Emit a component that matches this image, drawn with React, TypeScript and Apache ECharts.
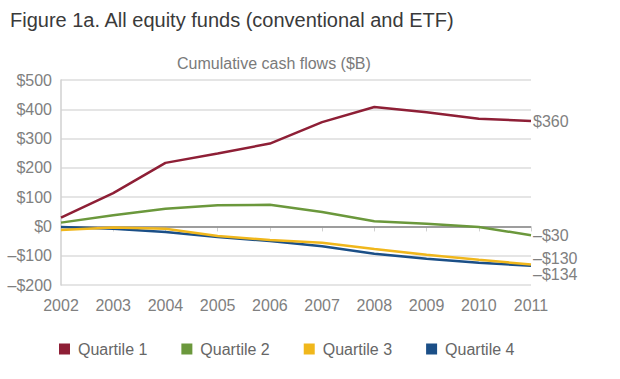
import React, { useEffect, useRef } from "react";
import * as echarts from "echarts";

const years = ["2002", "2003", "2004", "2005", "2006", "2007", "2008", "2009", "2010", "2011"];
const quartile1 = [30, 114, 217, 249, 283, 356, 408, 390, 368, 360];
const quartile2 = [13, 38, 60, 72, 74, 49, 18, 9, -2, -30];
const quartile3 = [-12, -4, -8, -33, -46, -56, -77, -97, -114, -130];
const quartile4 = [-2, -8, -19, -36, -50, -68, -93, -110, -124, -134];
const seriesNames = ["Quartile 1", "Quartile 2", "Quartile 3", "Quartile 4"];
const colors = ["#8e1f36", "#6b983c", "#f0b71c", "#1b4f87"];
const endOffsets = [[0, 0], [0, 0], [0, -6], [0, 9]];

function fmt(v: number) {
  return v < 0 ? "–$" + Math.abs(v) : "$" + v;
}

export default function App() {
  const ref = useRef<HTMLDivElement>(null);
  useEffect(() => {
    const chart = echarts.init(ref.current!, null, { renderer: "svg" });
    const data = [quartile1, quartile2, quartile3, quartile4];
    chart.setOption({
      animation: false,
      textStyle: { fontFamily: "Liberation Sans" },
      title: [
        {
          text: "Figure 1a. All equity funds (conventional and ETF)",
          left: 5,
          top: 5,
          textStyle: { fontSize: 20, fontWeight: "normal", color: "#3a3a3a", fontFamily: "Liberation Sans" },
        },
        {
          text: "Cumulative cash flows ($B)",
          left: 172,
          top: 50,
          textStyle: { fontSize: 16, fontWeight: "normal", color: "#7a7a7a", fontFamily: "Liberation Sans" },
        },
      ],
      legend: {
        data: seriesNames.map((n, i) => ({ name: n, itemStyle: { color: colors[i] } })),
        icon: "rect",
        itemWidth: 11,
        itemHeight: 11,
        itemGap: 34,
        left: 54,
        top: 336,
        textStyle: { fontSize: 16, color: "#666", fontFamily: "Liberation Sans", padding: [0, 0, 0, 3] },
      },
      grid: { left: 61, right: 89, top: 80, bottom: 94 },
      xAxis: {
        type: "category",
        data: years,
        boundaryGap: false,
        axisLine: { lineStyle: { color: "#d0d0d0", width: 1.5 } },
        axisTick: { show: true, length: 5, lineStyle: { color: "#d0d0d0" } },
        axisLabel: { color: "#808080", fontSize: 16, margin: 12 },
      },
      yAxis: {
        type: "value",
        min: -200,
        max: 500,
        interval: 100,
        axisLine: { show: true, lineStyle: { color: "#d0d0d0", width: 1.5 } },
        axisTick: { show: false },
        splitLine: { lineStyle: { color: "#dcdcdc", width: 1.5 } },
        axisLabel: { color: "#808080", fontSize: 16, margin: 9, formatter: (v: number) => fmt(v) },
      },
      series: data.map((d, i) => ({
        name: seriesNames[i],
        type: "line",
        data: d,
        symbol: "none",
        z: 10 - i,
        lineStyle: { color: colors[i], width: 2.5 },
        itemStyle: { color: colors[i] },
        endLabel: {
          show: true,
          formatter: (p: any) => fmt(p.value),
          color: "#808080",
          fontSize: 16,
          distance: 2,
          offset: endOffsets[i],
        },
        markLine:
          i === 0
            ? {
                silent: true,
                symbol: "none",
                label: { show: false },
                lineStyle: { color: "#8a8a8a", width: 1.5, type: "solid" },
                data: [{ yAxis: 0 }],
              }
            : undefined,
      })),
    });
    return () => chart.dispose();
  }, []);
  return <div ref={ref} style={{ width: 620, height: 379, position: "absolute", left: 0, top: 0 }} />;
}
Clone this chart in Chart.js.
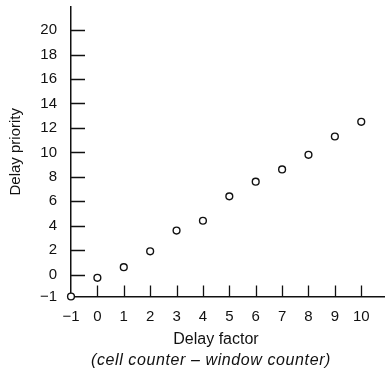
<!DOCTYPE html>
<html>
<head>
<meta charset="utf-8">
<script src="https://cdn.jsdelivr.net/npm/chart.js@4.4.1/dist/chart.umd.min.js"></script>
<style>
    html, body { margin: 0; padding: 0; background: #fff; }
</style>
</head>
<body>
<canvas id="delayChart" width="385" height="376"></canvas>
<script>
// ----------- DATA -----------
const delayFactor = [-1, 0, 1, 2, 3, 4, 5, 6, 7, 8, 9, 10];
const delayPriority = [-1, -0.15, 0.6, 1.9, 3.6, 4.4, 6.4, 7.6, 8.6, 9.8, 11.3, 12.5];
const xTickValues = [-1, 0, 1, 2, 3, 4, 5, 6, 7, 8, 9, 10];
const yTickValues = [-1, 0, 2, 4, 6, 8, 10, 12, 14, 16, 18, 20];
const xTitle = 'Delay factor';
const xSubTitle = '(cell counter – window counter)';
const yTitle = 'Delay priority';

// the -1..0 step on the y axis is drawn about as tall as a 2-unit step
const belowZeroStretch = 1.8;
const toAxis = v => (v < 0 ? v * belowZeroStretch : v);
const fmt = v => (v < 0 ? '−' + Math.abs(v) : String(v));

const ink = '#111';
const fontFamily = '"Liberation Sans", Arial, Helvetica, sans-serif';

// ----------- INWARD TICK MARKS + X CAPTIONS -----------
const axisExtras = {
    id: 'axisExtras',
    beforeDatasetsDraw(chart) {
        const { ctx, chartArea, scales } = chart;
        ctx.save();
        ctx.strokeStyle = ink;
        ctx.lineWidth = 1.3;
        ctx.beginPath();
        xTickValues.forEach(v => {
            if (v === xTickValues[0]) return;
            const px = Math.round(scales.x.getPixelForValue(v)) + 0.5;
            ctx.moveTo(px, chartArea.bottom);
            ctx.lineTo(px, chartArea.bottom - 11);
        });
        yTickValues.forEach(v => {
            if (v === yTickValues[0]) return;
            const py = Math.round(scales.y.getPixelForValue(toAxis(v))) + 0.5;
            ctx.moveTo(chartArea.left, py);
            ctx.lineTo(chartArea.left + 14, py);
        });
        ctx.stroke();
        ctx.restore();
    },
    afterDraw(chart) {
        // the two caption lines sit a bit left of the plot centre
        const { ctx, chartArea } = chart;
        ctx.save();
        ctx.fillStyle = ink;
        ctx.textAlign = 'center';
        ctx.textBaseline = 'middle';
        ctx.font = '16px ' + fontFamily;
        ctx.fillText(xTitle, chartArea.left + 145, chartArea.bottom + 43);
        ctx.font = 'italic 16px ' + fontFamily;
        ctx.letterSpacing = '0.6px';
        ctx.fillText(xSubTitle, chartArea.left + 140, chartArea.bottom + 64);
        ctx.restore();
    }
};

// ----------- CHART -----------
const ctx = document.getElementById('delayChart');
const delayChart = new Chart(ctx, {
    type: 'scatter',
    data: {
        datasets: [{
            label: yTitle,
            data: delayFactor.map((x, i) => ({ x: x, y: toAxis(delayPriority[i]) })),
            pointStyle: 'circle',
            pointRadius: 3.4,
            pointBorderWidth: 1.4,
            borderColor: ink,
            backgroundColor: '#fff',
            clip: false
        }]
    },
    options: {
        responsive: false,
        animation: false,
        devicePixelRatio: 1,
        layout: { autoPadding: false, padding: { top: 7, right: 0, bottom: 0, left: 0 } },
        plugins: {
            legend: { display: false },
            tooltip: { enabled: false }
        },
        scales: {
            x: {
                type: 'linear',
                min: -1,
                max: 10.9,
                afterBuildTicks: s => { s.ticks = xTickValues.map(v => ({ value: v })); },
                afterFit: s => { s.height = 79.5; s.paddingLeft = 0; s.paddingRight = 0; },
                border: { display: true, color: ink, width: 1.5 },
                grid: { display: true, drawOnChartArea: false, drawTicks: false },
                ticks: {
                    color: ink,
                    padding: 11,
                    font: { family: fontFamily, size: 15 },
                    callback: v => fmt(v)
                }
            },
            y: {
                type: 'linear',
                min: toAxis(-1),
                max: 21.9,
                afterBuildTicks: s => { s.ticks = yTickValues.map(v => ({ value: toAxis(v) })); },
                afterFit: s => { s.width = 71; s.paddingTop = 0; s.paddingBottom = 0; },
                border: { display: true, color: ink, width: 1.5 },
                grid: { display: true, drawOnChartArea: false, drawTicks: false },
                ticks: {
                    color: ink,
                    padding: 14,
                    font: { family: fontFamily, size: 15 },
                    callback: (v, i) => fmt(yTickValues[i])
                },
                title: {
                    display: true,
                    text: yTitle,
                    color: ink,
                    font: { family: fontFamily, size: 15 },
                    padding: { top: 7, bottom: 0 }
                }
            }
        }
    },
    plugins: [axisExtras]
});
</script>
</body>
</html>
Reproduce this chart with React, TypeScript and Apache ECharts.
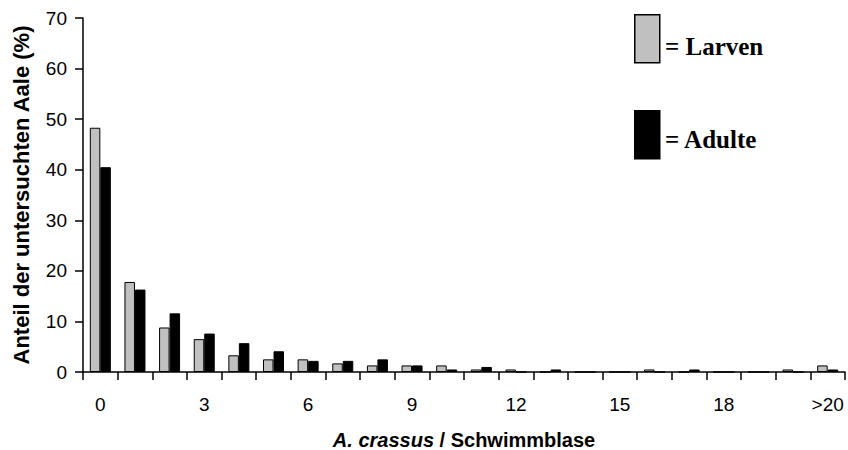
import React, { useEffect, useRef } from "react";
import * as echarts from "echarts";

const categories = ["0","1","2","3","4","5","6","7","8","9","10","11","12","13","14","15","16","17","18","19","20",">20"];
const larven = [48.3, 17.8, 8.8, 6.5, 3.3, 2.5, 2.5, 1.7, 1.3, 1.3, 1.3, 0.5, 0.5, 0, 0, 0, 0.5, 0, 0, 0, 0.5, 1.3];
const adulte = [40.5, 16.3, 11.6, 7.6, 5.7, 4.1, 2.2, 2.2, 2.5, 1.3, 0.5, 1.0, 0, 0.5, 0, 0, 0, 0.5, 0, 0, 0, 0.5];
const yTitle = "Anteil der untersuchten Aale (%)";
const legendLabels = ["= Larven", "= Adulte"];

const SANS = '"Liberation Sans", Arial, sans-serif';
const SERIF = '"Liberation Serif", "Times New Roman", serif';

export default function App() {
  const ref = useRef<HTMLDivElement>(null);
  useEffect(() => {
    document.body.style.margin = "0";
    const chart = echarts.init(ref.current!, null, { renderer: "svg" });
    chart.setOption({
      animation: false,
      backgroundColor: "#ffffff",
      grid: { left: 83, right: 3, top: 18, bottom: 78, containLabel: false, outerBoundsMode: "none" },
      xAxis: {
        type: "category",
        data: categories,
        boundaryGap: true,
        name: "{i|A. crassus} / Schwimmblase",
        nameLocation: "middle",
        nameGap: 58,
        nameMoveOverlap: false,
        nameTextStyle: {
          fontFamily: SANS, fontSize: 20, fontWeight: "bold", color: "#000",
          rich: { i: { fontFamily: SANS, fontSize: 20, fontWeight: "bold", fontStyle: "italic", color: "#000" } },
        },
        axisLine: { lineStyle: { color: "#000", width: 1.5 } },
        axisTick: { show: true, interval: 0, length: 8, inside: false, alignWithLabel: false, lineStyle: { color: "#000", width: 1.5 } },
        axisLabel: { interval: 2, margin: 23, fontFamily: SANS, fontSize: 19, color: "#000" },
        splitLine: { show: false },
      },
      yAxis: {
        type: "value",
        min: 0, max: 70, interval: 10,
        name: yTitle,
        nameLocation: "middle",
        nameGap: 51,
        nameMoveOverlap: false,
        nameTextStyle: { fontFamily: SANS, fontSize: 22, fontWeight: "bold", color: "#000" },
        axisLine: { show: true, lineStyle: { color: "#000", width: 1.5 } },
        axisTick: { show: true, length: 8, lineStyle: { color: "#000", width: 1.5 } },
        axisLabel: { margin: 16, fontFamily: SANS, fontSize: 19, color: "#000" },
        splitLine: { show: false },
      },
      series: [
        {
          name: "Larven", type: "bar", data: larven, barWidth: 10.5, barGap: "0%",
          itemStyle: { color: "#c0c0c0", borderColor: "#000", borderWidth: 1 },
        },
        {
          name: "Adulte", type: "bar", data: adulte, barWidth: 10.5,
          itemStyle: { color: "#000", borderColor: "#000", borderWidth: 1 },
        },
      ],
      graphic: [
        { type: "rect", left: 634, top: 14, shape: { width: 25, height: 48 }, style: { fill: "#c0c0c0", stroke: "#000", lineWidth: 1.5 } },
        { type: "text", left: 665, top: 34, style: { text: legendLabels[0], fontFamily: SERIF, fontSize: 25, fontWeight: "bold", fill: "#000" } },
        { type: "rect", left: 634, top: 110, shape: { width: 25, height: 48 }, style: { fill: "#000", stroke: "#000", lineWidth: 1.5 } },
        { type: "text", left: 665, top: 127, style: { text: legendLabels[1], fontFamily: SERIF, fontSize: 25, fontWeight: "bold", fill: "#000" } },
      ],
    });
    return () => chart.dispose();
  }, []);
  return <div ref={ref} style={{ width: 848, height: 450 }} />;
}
- - -
*Exercise:* Pictures are excluded. Repeat exactly the lines from the one containing "Clone this chart in Chart.js." to the one containing "const yTitle = 'Delay priority';", inclusive.

*Response to the task:*
Clone this chart in Chart.js.
<!DOCTYPE html>
<html>
<head>
<meta charset="utf-8">
<script src="https://cdn.jsdelivr.net/npm/chart.js@4.4.1/dist/chart.umd.min.js"></script>
<style>
    html, body { margin: 0; padding: 0; background: #fff; }
</style>
</head>
<body>
<canvas id="delayChart" width="385" height="376"></canvas>
<script>
// ----------- DATA -----------
const delayFactor = [-1, 0, 1, 2, 3, 4, 5, 6, 7, 8, 9, 10];
const delayPriority = [-1, -0.15, 0.6, 1.9, 3.6, 4.4, 6.4, 7.6, 8.6, 9.8, 11.3, 12.5];
const xTickValues = [-1, 0, 1, 2, 3, 4, 5, 6, 7, 8, 9, 10];
const yTickValues = [-1, 0, 2, 4, 6, 8, 10, 12, 14, 16, 18, 20];
const xTitle = 'Delay factor';
const xSubTitle = '(cell counter – window counter)';
const yTitle = 'Delay priority';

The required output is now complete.